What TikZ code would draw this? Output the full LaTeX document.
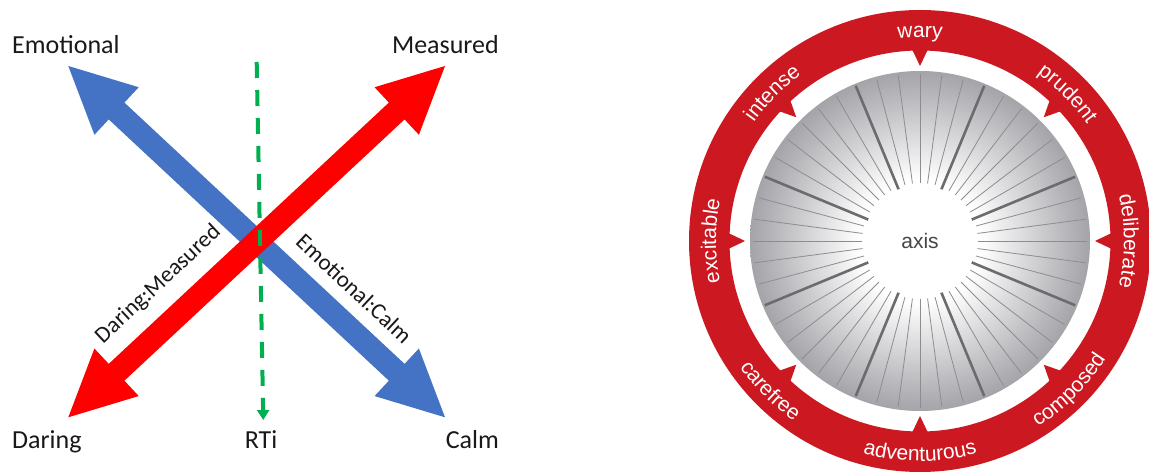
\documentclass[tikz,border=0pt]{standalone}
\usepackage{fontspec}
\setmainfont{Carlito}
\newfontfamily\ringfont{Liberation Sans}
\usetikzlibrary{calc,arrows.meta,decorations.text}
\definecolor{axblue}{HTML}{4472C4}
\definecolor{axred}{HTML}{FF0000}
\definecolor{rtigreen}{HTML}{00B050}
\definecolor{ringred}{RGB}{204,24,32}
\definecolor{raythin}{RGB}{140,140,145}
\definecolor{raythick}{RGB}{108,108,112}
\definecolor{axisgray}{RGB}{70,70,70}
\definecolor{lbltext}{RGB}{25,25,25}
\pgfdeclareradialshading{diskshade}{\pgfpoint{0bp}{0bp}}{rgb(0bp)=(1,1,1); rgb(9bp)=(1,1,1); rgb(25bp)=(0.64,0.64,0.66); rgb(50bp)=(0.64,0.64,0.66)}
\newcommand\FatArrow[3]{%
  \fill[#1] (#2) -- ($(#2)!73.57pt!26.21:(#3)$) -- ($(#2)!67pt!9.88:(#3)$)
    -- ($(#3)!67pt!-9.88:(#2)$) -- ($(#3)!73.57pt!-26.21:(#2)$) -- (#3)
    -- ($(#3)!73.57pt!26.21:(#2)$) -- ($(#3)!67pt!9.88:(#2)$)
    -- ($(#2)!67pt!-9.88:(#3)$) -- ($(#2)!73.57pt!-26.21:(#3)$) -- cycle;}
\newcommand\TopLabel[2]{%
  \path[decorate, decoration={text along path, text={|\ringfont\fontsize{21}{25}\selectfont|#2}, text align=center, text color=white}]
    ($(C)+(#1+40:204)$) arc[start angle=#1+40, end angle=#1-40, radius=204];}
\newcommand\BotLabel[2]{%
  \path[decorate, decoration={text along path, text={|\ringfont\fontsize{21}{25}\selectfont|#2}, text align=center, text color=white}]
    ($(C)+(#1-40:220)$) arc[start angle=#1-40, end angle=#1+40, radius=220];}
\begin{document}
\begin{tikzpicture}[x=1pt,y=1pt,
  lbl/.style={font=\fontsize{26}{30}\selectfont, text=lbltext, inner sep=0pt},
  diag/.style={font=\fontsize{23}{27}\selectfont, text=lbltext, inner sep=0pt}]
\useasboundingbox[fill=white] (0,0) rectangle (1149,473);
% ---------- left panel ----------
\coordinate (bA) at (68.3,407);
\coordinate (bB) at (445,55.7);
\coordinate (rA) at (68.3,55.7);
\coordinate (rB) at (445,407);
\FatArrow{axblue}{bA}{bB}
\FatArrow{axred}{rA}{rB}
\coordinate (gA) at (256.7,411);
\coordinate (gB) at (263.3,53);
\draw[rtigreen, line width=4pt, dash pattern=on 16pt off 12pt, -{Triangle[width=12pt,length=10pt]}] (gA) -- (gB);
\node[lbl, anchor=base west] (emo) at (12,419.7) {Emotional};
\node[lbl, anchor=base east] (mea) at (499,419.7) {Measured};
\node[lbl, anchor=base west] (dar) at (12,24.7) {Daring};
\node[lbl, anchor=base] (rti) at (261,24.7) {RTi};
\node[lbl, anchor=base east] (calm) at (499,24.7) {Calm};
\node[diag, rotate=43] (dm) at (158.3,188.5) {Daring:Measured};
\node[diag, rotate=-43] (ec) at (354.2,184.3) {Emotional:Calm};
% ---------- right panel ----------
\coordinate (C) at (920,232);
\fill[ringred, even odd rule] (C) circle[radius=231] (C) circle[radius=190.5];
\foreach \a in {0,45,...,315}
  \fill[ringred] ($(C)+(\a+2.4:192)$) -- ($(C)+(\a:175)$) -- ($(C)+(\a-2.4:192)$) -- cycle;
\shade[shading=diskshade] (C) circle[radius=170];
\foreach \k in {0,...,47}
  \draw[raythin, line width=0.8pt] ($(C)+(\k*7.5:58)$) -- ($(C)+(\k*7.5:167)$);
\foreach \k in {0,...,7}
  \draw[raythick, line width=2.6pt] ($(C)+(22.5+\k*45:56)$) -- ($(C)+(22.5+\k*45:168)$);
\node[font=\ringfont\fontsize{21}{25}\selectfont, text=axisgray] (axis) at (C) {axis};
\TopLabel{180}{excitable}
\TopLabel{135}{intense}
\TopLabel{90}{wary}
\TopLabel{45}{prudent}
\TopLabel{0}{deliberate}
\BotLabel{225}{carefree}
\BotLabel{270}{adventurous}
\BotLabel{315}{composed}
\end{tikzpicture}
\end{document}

**SHORT EXERCISE:**
Without the pictures, print the whole listing exactly as given.

**OUTPUT BELOW:**
What TikZ code would draw this? Output the full LaTeX document.
\documentclass[tikz,border=0pt]{standalone}
\usepackage{fontspec}
\setmainfont{Carlito}
\newfontfamily\ringfont{Liberation Sans}
\usetikzlibrary{calc,arrows.meta,decorations.text}
\definecolor{axblue}{HTML}{4472C4}
\definecolor{axred}{HTML}{FF0000}
\definecolor{rtigreen}{HTML}{00B050}
\definecolor{ringred}{RGB}{204,24,32}
\definecolor{raythin}{RGB}{140,140,145}
\definecolor{raythick}{RGB}{108,108,112}
\definecolor{axisgray}{RGB}{70,70,70}
\definecolor{lbltext}{RGB}{25,25,25}
\pgfdeclareradialshading{diskshade}{\pgfpoint{0bp}{0bp}}{rgb(0bp)=(1,1,1); rgb(9bp)=(1,1,1); rgb(25bp)=(0.64,0.64,0.66); rgb(50bp)=(0.64,0.64,0.66)}
\newcommand\FatArrow[3]{%
  \fill[#1] (#2) -- ($(#2)!73.57pt!26.21:(#3)$) -- ($(#2)!67pt!9.88:(#3)$)
    -- ($(#3)!67pt!-9.88:(#2)$) -- ($(#3)!73.57pt!-26.21:(#2)$) -- (#3)
    -- ($(#3)!73.57pt!26.21:(#2)$) -- ($(#3)!67pt!9.88:(#2)$)
    -- ($(#2)!67pt!-9.88:(#3)$) -- ($(#2)!73.57pt!-26.21:(#3)$) -- cycle;}
\newcommand\TopLabel[2]{%
  \path[decorate, decoration={text along path, text={|\ringfont\fontsize{21}{25}\selectfont|#2}, text align=center, text color=white}]
    ($(C)+(#1+40:204)$) arc[start angle=#1+40, end angle=#1-40, radius=204];}
\newcommand\BotLabel[2]{%
  \path[decorate, decoration={text along path, text={|\ringfont\fontsize{21}{25}\selectfont|#2}, text align=center, text color=white}]
    ($(C)+(#1-40:220)$) arc[start angle=#1-40, end angle=#1+40, radius=220];}
\begin{document}
\begin{tikzpicture}[x=1pt,y=1pt,
  lbl/.style={font=\fontsize{26}{30}\selectfont, text=lbltext, inner sep=0pt},
  diag/.style={font=\fontsize{23}{27}\selectfont, text=lbltext, inner sep=0pt}]
\useasboundingbox[fill=white] (0,0) rectangle (1149,473);
% ---------- left panel ----------
\coordinate (bA) at (68.3,407);
\coordinate (bB) at (445,55.7);
\coordinate (rA) at (68.3,55.7);
\coordinate (rB) at (445,407);
\FatArrow{axblue}{bA}{bB}
\FatArrow{axred}{rA}{rB}
\coordinate (gA) at (256.7,411);
\coordinate (gB) at (263.3,53);
\draw[rtigreen, line width=4pt, dash pattern=on 16pt off 12pt, -{Triangle[width=12pt,length=10pt]}] (gA) -- (gB);
\node[lbl, anchor=base west] (emo) at (12,419.7) {Emotional};
\node[lbl, anchor=base east] (mea) at (499,419.7) {Measured};
\node[lbl, anchor=base west] (dar) at (12,24.7) {Daring};
\node[lbl, anchor=base] (rti) at (261,24.7) {RTi};
\node[lbl, anchor=base east] (calm) at (499,24.7) {Calm};
\node[diag, rotate=43] (dm) at (158.3,188.5) {Daring:Measured};
\node[diag, rotate=-43] (ec) at (354.2,184.3) {Emotional:Calm};
% ---------- right panel ----------
\coordinate (C) at (920,232);
\fill[ringred, even odd rule] (C) circle[radius=231] (C) circle[radius=190.5];
\foreach \a in {0,45,...,315}
  \fill[ringred] ($(C)+(\a+2.4:192)$) -- ($(C)+(\a:175)$) -- ($(C)+(\a-2.4:192)$) -- cycle;
\shade[shading=diskshade] (C) circle[radius=170];
\foreach \k in {0,...,47}
  \draw[raythin, line width=0.8pt] ($(C)+(\k*7.5:58)$) -- ($(C)+(\k*7.5:167)$);
\foreach \k in {0,...,7}
  \draw[raythick, line width=2.6pt] ($(C)+(22.5+\k*45:56)$) -- ($(C)+(22.5+\k*45:168)$);
\node[font=\ringfont\fontsize{21}{25}\selectfont, text=axisgray] (axis) at (C) {axis};
\TopLabel{180}{excitable}
\TopLabel{135}{intense}
\TopLabel{90}{wary}
\TopLabel{45}{prudent}
\TopLabel{0}{deliberate}
\BotLabel{225}{carefree}
\BotLabel{270}{adventurous}
\BotLabel{315}{composed}
\end{tikzpicture}
\end{document}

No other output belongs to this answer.